Sediments from the Atlantic Ocean indicate that the now lush Amazon basin was much drier during the last ice age.
Between 12,000 and 13,000 years ago, the Amazon River carried little more than half the water that it currently does, says Mark A. Maslin, a geographer at University College London. Maslin and his colleague Stephen J. Burns of the University of Berne in Switzerland presented their findings in the Dec. 22, 2000 Science.
They base their argument on two oxygen isotopes, known as oxygen-18 and oxygen-16, in sediments off the coast of Brazil. Several factors, including water temperature, global ice volume, and the amount of fresh water carried out to sea by the Amazon River, affect the ratio of these isotopes. By comparing the isotopic ratios recorded in a sediment core drilled from the ocean floor at a site about 500 miles north of the river mouth with those found in a core taken further from the mouth, Maslin and Burns were able to calculate the volume of fresh water that the river dumped annually into the ocean.

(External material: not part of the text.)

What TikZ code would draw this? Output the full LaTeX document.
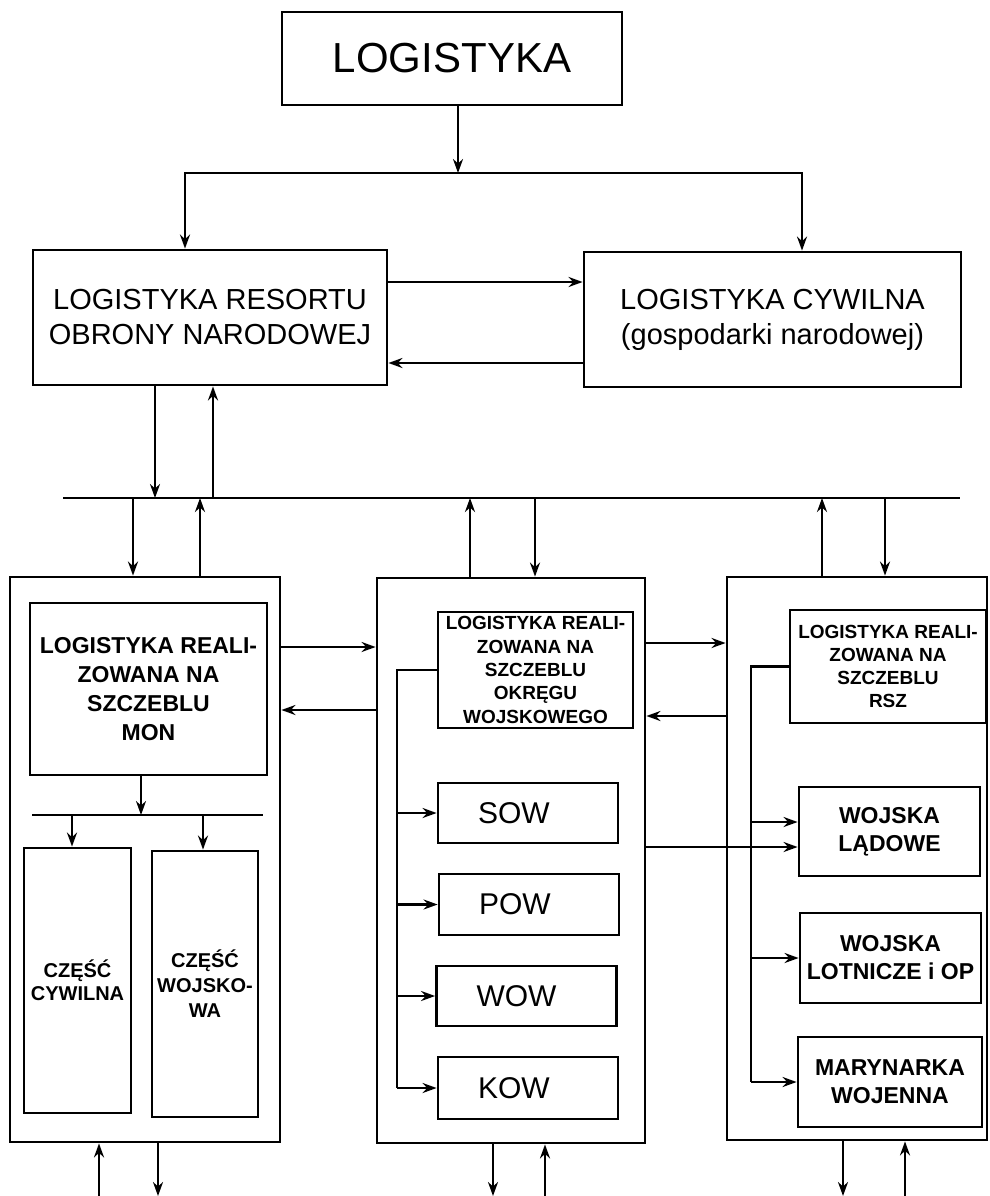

The cores also indicate a brief yet substantial spike in the river’s flow rate about 11,800 years ago, when the Amazon almost doubled its flow for a century or so. This period coincides with a major warming that partially melted an Andean ice sheet, the scientists note. The rise in temperatures probably also triggered more precipitation across the Amazon basin because the increased river flow during the warming spell is more than can be explained merely by the amount of ice that melted during that period.